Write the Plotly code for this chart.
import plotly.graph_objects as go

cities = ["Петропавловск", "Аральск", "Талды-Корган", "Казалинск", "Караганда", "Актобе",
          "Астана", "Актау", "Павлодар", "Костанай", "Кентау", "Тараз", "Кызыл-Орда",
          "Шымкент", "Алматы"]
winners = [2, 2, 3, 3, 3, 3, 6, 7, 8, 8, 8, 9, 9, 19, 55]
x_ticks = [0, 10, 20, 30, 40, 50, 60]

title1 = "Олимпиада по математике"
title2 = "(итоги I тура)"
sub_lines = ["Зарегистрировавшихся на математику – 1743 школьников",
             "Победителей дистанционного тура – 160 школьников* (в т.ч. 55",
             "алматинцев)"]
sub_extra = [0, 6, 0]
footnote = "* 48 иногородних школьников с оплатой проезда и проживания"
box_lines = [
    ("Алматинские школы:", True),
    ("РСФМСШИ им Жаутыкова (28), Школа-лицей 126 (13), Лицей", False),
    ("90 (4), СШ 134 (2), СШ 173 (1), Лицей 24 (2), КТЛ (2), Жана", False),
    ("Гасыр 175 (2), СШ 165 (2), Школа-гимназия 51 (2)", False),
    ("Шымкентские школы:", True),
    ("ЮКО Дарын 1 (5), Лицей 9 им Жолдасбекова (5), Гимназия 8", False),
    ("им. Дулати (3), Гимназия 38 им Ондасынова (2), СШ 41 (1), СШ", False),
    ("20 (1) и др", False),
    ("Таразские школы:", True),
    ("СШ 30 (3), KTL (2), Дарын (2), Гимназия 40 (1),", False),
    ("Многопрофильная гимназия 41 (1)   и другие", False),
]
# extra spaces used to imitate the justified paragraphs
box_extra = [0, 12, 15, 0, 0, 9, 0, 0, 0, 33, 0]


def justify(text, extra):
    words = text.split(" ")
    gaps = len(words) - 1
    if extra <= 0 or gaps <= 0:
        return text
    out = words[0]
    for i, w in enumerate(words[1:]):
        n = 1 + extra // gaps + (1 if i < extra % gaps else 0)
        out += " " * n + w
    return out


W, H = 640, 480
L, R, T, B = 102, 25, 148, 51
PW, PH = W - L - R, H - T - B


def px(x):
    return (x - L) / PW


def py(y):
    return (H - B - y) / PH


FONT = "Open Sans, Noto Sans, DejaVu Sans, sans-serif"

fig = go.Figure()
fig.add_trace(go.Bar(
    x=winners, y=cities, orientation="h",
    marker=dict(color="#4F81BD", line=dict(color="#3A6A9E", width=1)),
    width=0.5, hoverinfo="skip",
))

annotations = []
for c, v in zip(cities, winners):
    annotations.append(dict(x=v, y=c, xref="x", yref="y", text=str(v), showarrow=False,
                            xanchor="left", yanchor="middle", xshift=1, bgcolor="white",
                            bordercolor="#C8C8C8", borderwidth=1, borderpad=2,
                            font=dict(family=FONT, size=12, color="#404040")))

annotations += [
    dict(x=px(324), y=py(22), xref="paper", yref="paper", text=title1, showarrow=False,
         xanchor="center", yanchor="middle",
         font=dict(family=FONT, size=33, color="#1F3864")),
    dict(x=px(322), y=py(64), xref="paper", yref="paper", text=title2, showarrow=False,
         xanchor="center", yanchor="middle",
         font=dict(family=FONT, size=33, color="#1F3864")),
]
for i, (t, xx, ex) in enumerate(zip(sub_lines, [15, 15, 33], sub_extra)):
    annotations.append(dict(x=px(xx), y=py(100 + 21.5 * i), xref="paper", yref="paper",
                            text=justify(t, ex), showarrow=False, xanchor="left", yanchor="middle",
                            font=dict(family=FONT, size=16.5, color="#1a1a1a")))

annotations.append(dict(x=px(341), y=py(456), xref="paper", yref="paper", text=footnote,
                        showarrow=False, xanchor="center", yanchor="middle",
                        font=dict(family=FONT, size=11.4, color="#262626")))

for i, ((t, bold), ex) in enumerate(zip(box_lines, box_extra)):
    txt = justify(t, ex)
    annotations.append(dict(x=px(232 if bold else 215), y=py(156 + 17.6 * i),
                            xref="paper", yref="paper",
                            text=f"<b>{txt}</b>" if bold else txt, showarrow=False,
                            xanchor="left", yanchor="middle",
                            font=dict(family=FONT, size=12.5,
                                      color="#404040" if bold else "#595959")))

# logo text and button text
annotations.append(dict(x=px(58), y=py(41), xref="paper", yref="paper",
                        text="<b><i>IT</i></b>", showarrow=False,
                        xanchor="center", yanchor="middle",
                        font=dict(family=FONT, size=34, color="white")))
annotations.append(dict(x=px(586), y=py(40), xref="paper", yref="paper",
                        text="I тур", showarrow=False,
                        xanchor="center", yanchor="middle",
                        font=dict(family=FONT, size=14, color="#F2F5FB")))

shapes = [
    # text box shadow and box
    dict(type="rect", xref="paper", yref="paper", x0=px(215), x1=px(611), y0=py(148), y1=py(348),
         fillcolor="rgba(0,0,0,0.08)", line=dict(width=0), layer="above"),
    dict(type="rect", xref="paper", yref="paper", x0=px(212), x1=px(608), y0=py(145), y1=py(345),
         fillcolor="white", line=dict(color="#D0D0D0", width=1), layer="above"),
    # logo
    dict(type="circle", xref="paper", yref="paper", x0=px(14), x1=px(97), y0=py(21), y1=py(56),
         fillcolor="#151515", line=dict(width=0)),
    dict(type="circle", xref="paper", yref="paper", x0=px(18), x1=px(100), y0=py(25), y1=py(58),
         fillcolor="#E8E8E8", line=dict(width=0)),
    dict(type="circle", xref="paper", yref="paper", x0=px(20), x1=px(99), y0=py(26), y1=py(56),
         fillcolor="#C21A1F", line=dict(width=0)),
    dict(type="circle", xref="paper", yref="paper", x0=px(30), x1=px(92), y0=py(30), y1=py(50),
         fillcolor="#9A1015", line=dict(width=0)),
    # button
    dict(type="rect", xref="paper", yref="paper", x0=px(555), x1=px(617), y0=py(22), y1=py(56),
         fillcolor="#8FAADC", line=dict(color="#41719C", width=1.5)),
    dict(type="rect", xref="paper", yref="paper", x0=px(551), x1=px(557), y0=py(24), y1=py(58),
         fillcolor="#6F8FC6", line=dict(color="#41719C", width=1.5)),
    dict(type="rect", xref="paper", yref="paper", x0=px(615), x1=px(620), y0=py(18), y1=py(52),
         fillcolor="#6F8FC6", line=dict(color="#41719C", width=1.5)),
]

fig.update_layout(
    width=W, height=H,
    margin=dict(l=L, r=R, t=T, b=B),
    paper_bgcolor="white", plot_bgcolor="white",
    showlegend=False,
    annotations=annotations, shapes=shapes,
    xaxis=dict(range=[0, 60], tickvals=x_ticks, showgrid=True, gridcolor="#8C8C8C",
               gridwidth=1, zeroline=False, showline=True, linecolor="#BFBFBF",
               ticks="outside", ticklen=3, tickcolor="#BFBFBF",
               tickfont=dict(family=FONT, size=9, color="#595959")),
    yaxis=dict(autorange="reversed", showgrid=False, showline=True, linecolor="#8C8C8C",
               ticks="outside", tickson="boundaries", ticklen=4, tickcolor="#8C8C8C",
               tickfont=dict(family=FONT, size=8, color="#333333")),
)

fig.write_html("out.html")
..............................
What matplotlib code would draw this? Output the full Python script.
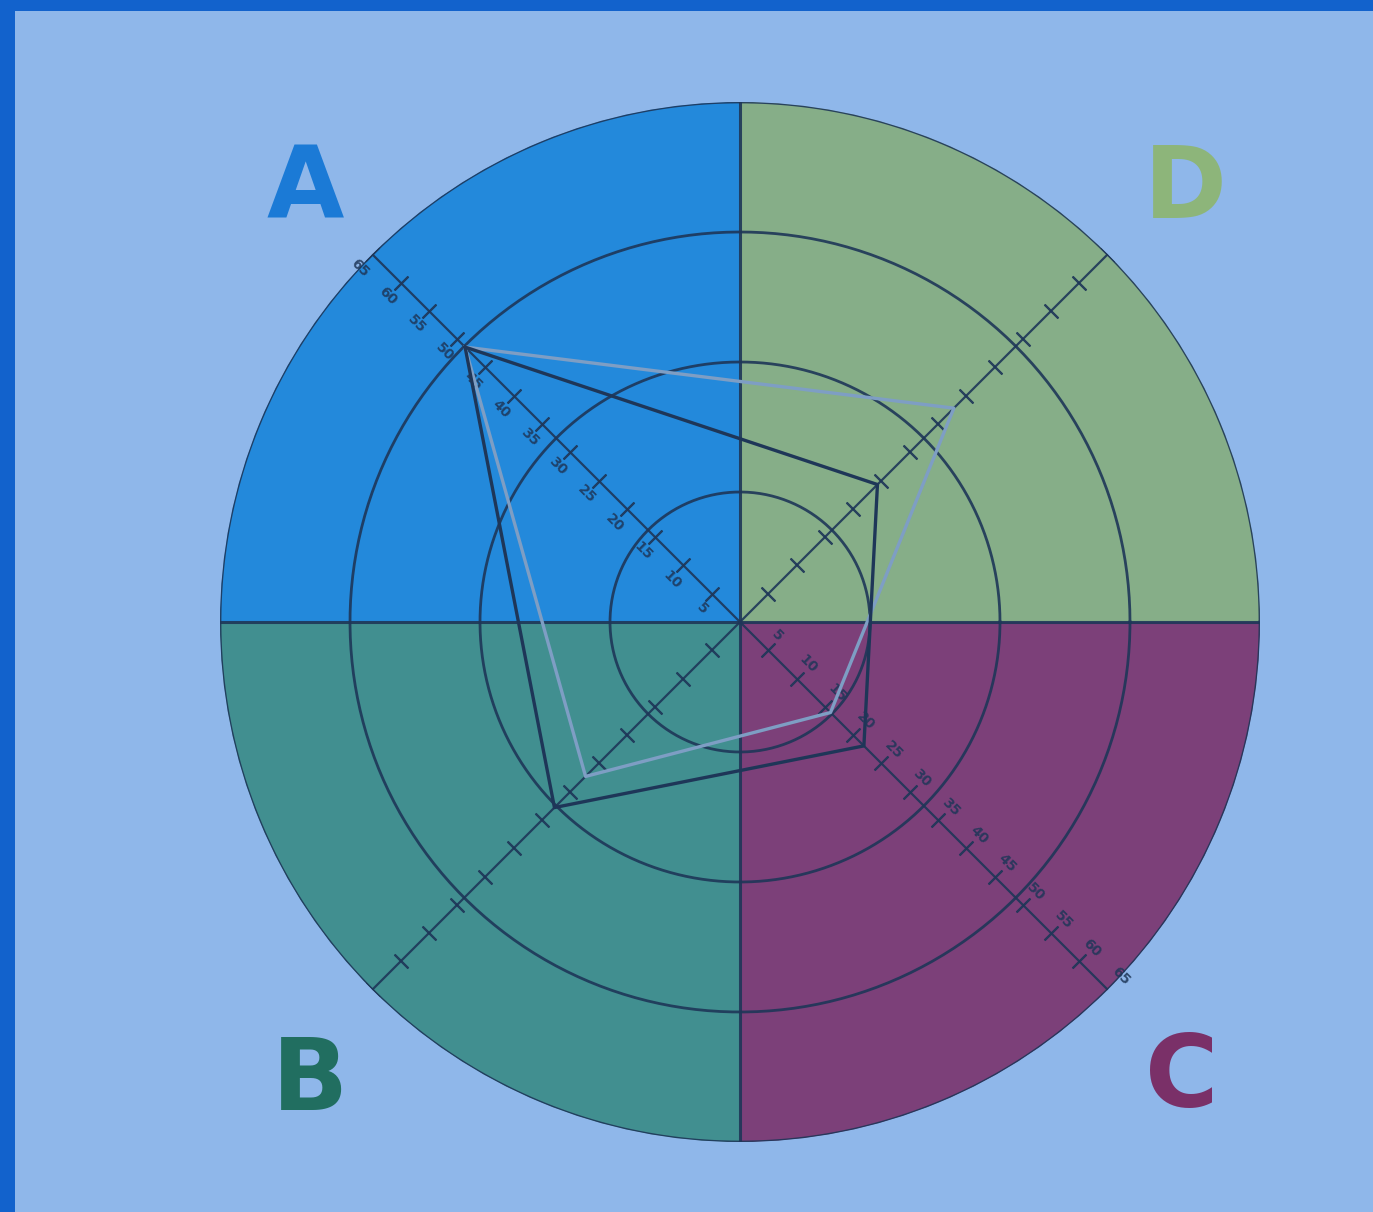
..............................
Problem details — Your task is to print the lines from the one containing "Write the Plotly code for this chart." through the one containing "Noto Sans, DejaVu", exactly and with nothing added.

Result of this task —
Write the Plotly code for this chart.
import plotly.graph_objects as go

cities = ["Петропавловск", "Аральск", "Талды-Корган", "Казалинск", "Караганда", "Актобе",
          "Астана", "Актау", "Павлодар", "Костанай", "Кентау", "Тараз", "Кызыл-Орда",
          "Шымкент", "Алматы"]
winners = [2, 2, 3, 3, 3, 3, 6, 7, 8, 8, 8, 9, 9, 19, 55]
x_ticks = [0, 10, 20, 30, 40, 50, 60]

title1 = "Олимпиада по математике"
title2 = "(итоги I тура)"
sub_lines = ["Зарегистрировавшихся на математику – 1743 школьников",
             "Победителей дистанционного тура – 160 школьников* (в т.ч. 55",
             "алматинцев)"]
sub_extra = [0, 6, 0]
footnote = "* 48 иногородних школьников с оплатой проезда и проживания"
box_lines = [
    ("Алматинские школы:", True),
    ("РСФМСШИ им Жаутыкова (28), Школа-лицей 126 (13), Лицей", False),
    ("90 (4), СШ 134 (2), СШ 173 (1), Лицей 24 (2), КТЛ (2), Жана", False),
    ("Гасыр 175 (2), СШ 165 (2), Школа-гимназия 51 (2)", False),
    ("Шымкентские школы:", True),
    ("ЮКО Дарын 1 (5), Лицей 9 им Жолдасбекова (5), Гимназия 8", False),
    ("им. Дулати (3), Гимназия 38 им Ондасынова (2), СШ 41 (1), СШ", False),
    ("20 (1) и др", False),
    ("Таразские школы:", True),
    ("СШ 30 (3), KTL (2), Дарын (2), Гимназия 40 (1),", False),
    ("Многопрофильная гимназия 41 (1)   и другие", False),
]
# extra spaces used to imitate the justified paragraphs
box_extra = [0, 12, 15, 0, 0, 9, 0, 0, 0, 33, 0]


def justify(text, extra):
    words = text.split(" ")
    gaps = len(words) - 1
    if extra <= 0 or gaps <= 0:
        return text
    out = words[0]
    for i, w in enumerate(words[1:]):
        n = 1 + extra // gaps + (1 if i < extra % gaps else 0)
        out += " " * n + w
    return out


W, H = 640, 480
L, R, T, B = 102, 25, 148, 51
PW, PH = W - L - R, H - T - B


def px(x):
    return (x - L) / PW


def py(y):
    return (H - B - y) / PH


FONT = "Open Sans, Noto Sans, DejaVu Sans, sans-serif"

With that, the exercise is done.